When we do not have a clear assumptions about the standardized effect size, we can use simulations to produce data that corresponds to our assumptions about the variables distributions.
Let’s assume we have a simple experiment in which particpants are either
exposed to a stimulus or not. We call the groups control and treatment
respectively. Using the function rnorm()
, we can create two normally
distributed vectors. Here, we assume the the control group on average
scores 3 on the outcome variable and the treatment group on average 4.
We further assume that both variables have a standard deviation of 1.
We can plot these differences quickly and also run a t-test to check whether such an effect becomes significant with 100 people (per group!).
library(tidyverse)
# To ensure reproducibility
set.seed(42)
# Simulate data
n <- 100
control <- rnorm(n = n, mean = 3, sd = 1)
treatment <- rnorm(n = n, mean = 4, sd = 1)
# Plot differences
ggplot(NULL) +
geom_density(aes(x = control), alpha = .4, fill = "blue")+
geom_density(aes(x = treatment), alpha = .4, fill = "red") +
theme_classic() +
labs(x = "Distributions of control vs. treatment")
# Combine into data set
d <- tibble(group = rep(c("control", "treatment"), each = n),
outcome = c(control, treatment))
# test
t.test(outcome ~ group, d)
##
## Welch Two Sample t-test
##
## data: outcome by group
## t = -6.3809, df = 194.18, p-value = 1.263e-09
## alternative hypothesis: true difference in means between group control and group treatment is not equal to 0
## 95 percent confidence interval:
## -1.1519980 -0.6080049
## sample estimates:
## mean in group control mean in group treatment
## 3.032515 3.912516
Indeed, a sample of 200 would be enough to test this effect. However, what is the power in this case?
We can wrap the simulation code in a function that allows us to vary all parameters of interest (includin the sample size, the means, and the standard deviations). It automatically extracts the p-value from the t-test as well. This, we “map” over the grid of possible combinations. The function sim_ttest, which we created, thereby takes the respective columns as input. The number of simulations will be 1000 in this case, but should be higher to arrive a stable solutions (> 10,000).

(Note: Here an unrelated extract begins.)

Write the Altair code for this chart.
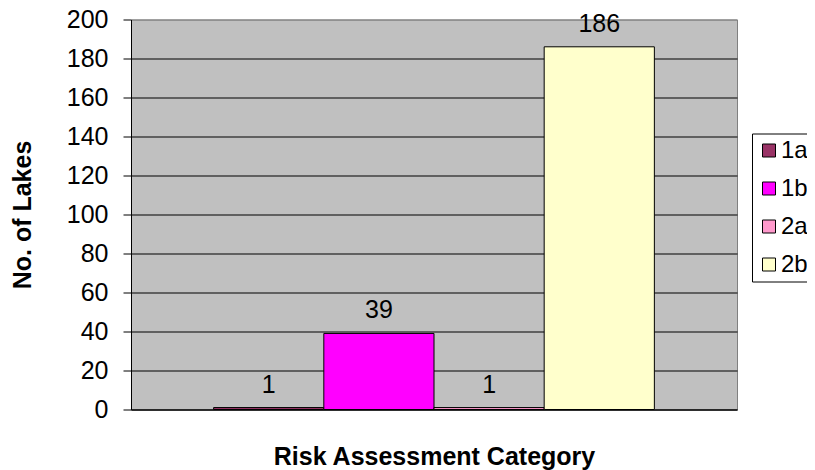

sim_ttest <- function(n = 100, control = 3, treatment = 4, sd1 = 1, sd2 = NULL) {
if(is.null(sd2)) {
sd2 <- sd1
}
control <- rnorm(n = n, mean = control, sd = sd1)
treatment <- rnorm(n = n, mean = treatment, sd = sd2)
d <- tibble(group = rep(c("control", "treatment"), each = n),
outcome = c(control, treatment))
value <- t.test(outcome ~ group, d)$p.value
names(value) <- "value"
return(value)
}
results <- expand.grid(n = seq(20, 400, by = 20), # sample sizes
control = 3, # Mean of the control group (baseline)
treatment = c(3.5, 4, 4.5), # investigated means of the treatment group
sd1 = c(1, 1.5, 2), # standard deviations for both variables
times = 1:1000) %>% # Number of simulations per combinations
dplyr::select(-times) %>%
mutate(pmap_df(., sim_ttest))
head(results)
n | control | treatment | sd1 | value |
---|---|---|---|---|
20 | 3 | 3.5 | 1 | 0.0796459 |
40 | 3 | 3.5 | 1 | 0.1209476 |
60 | 3 | 3.5 | 1 | 0.0040551 |
80 | 3 | 3.5 | 1 | 0.0035720 |
100 | 3 | 3.5 | 1 | 0.0017552 |
120 | 3 | 3.5 | 1 | 0.0006338 |
As we can see, the code above produce a result table that includes the p-value per combination (18,000 combinations!). We can now summarize by counting the number of times a pvalue is below .05 per combination and plot this as curve.
results %>%
mutate(sig = ifelse(value < .05, TRUE, FALSE)) %>%
group_by(n, treatment, sd1) %>%
summarize(power = (sum(sig)/length(sig))*100) %>%
ggplot(aes(x = n, y = power, color = factor(sd1))) +
geom_point() +
geom_line() +
facet_wrap(~treatment) +
geom_hline(yintercept = 80, linetype = "dotted", color = "red") +
scale_color_brewer(palette = "Dark2") +
theme_bw() +
labs(x = "Sample size (n)", y = "Power (1 - beta)",
color = "Standard deviations")
As we can see, we need many more participants if a) the mean difference is small (.5 vs. 1 vs. 1.5) and when the standard deviations are larger!